Kerukunan dan kehangatan jama’ahnya tidak perlu diragukan. Sekat perbedaan Muhammadiyah dan Nahdiyyin sebagaimana kentara di beberapa daerah, melalui mata kepala saya sendiri, nampak bias dan hanyalah soal perbedaan organisasi dan cara dakwah saja. Tegur sapa saya, dibalas hangat dengan jabat tangan berikut senyuman. Walau tanpa kata-kata, dapat saya baca keheranan mereka seolah berkata : “Tumben solat kene, Mas?”
Hehe.

Lalu saya masuk disambut udara alami siang hari, merambat masuk melalui ventilasi diatas jendela, memamancarkan kenikmatan dalam kesederhanaan. Dari dalam, hamparan sawah hijau memanjang terbingkai indah oleh kaca jendela masjid, tepat didepan saya punya badan sempatkan berdiri. Sambil menanti iqomah, setelah 2 rakaat penghormatan saya persembahkan, berlantun-lantun doa saya panjatkan. Untukku, bapak-ibu, dan mu. Hehe.

Kami solat dzuhur berjama’ah, berbaris rapi seperti bangunan kokoh yang tidak perlu perekat seperti semen, melainkan cukup arahan sang imam, “Sowwu sufuu fakum,”

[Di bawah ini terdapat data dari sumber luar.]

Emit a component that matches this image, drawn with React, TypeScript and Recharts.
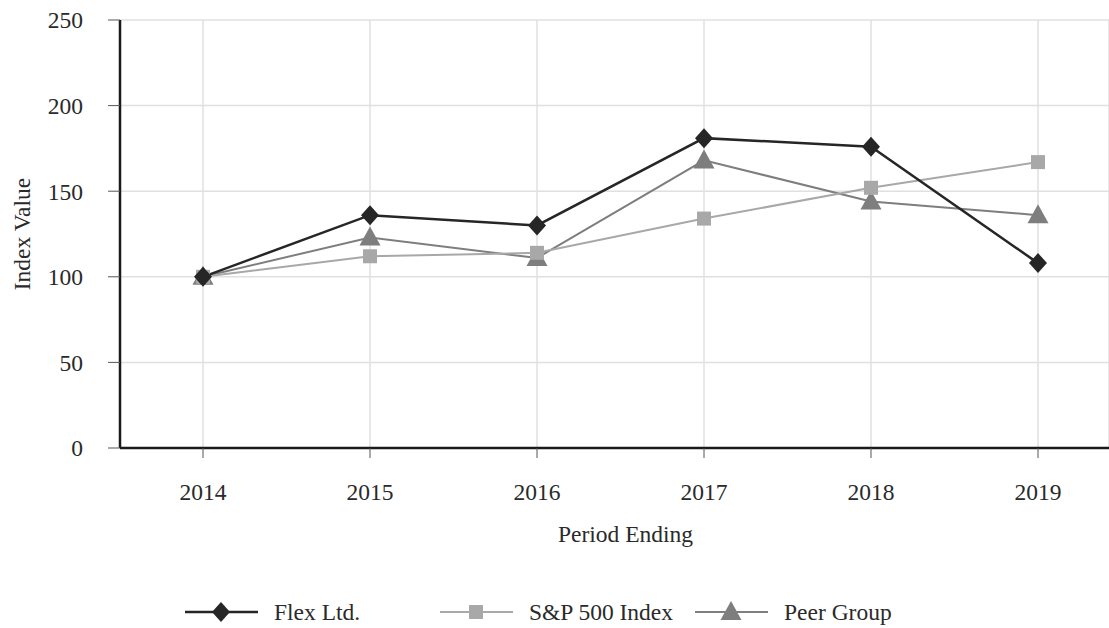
import React from "react";
import {
  LineChart,
  Line,
  XAxis,
  YAxis,
  CartesianGrid,
} from "recharts";

const years = ["2014", "2015", "2016", "2017", "2018", "2019"];
const flexValues = [100, 136, 130, 181, 176, 108];
const spValues = [100, 112, 114, 134, 152, 167];
const peerValues = [100, 123, 111, 168, 144, 136];
const yTicks = [0, 50, 100, 150, 200, 250];

const FONT = '"Liberation Serif", "Times New Roman", serif';
const TEXT = "#2a2a2a";
const FS = 23.5;

const data = years.map((year, i) => ({
  year,
  flex: flexValues[i],
  sp: spValues[i],
  peer: peerValues[i],
}));

const Diamond = ({ cx, cy, fill }: any) => {
  if (cx == null || cy == null) return null;
  const w = 9;
  const h = 10;
  return (
    <path
      d={`M${cx},${cy - h} L${cx + w},${cy} L${cx},${cy + h} L${cx - w},${cy} Z`}
      fill={fill}
    />
  );
};

const Square = ({ cx, cy, fill }: any) => {
  if (cx == null || cy == null) return null;
  const s = 7;
  return <rect x={cx - s} y={cy - s} width={s * 2} height={s * 2} fill={fill} />;
};

const Triangle = ({ cx, cy, fill }: any) => {
  if (cx == null || cy == null) return null;
  return (
    <path
      d={`M${cx},${cy - 11} L${cx + 10.5},${cy + 8} L${cx - 10.5},${cy + 8} Z`}
      fill={fill}
    />
  );
};

const series = [
  { key: "flex", name: "Flex Ltd.", color: "#262626", width: 2.5, Shape: Diamond },
  { key: "sp", name: "S&P 500 Index", color: "#a8a8a8", width: 2, Shape: Square },
  { key: "peer", name: "Peer Group", color: "#7e7e7e", width: 2, Shape: Triangle },
];

// legend laid out in fixed-width columns like the original
function LegendRow() {
  return (
    <div
      style={{
        position: "absolute",
        left: 185,
        top: 598,
        display: "flex",
        height: 28,
      }}
    >
      {series.map((s) => (
        <div
          key={s.key}
          style={{ width: 255, display: "flex", alignItems: "center", height: 28 }}
        >
          <svg width={73} height={28}>
            <line x1={0} y1={14} x2={73} y2={14} stroke={s.color} strokeWidth={s.width} />
            <s.Shape cx={36} cy={14} fill={s.color} />
          </svg>
          <span
            style={{
              marginLeft: 16,
              fontFamily: FONT,
              fontSize: FS,
              color: TEXT,
              whiteSpace: "nowrap",
            }}
          >
            {s.name}
          </span>
        </div>
      ))}
    </div>
  );
}

export default function App() {
  return (
    <div
      style={{
        position: "absolute",
        left: 0,
        top: 0,
        width: 1109,
        height: 628,
        background: "#fff",
      }}
    >
      <LineChart
        width={1109}
        height={628}
        data={data}
        margin={{ top: 20, right: 0, left: 0, bottom: 100 }}
      >
        <CartesianGrid stroke="#e0e0e0" strokeWidth={1.5} />
        <XAxis
          dataKey="year"
          scale="point"
          padding={{ left: 83, right: 71 }}
          axisLine={{ stroke: "#1a1a1a", strokeWidth: 2.5 }}
          tickLine={{ stroke: "#555" }}
          tickSize={10}
          tickMargin={25}
          height={80}
          tick={{ fill: TEXT, fontSize: FS, fontFamily: FONT }}
          label={{
            value: "Period Ending",
            position: "bottom",
            offset: -3,
            dx: 11,
            style: { fill: TEXT, fontSize: FS, fontFamily: FONT },
          }}
        />
        <YAxis
          width={120}
          domain={[0, 250]}
          ticks={yTicks}
          interval={0}
          axisLine={{ stroke: "#1a1a1a", strokeWidth: 2.5 }}
          tickLine={{ stroke: "#555" }}
          tickSize={12}
          tickMargin={25}
          tick={{ fill: TEXT, fontSize: FS, fontFamily: FONT }}
          label={{
            value: "Index Value",
            angle: -90,
            position: "insideLeft",
            offset: 22,
            style: { textAnchor: "middle", fill: TEXT, fontSize: FS, fontFamily: FONT },
          }}
        />
        {[...series].reverse().map((s) => (
          <Line
            key={s.key}
            type="linear"
            dataKey={s.key}
            name={s.name}
            stroke={s.color}
            strokeWidth={s.width}
            dot={(p: any) => <s.Shape key={`${s.key}-${p.index}`} cx={p.cx} cy={p.cy} fill={s.color} />}
            activeDot={false}
            isAnimationActive={false}
          />
        ))}
      </LineChart>
      <LegendRow />
    </div>
  );
}
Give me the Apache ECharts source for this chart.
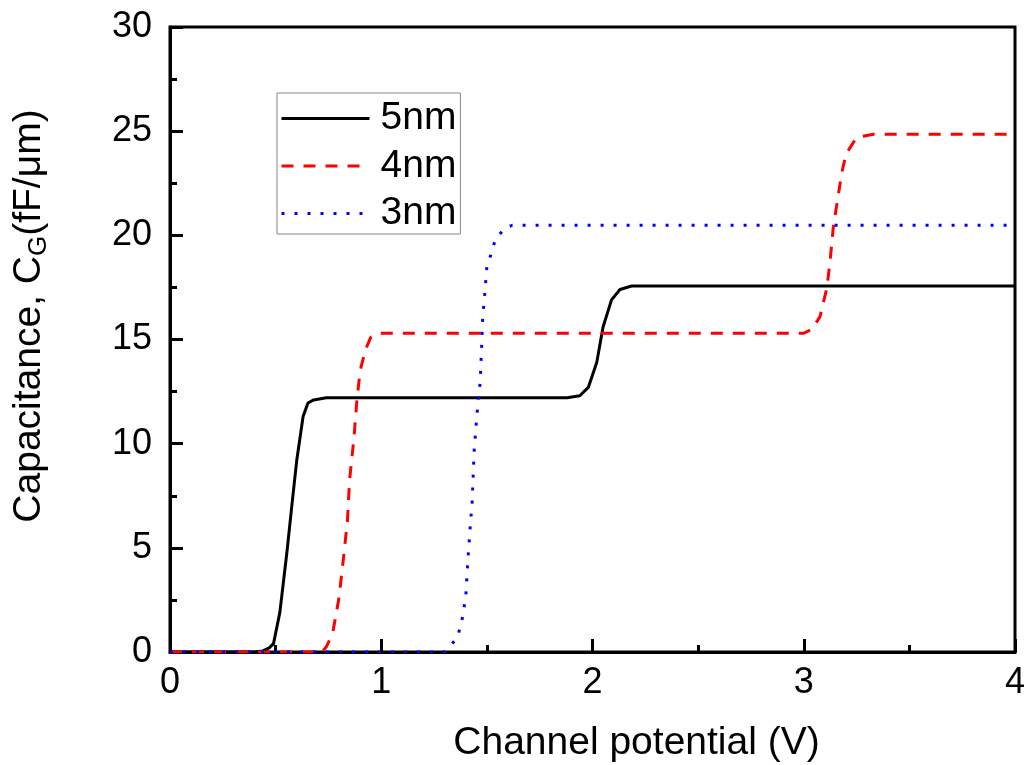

Sebenarnya, setiap dari kita melakukan gerakan dan bacaan yang kurang lebih sama. Barangkali perihal pemaknaan dan kesadaranlah yang menjadi sebab kadar kebahagiaan dalam solat kita berbeda.

Rasanya, demikian pula dalam hidup. Sejauh dan sepeka apa kita punya hati untuk memaknai dan menyadari, bahwa sejatinya hidup sungguh membahagiakan dan penuh hikmah. Hanya saja, standar-standar kebahagiaan yang acap kali kita buat, menjadi sebab kita jauh daripada keduanya.

Singkat cerita, saya pulang. Kembali ke jalan yang saya lewati semula. Berbalas senyum sapa dengan bapak-bapak yang berpeluh keringat di tengah terik, ibu-ibu bercengkerama dii teras rumah, sesekali ada yang nampak menjahit kain. Beragam ekspresi wajah saya dapati, sebagai modal perenungan hari ini, perihal kebahagiaan.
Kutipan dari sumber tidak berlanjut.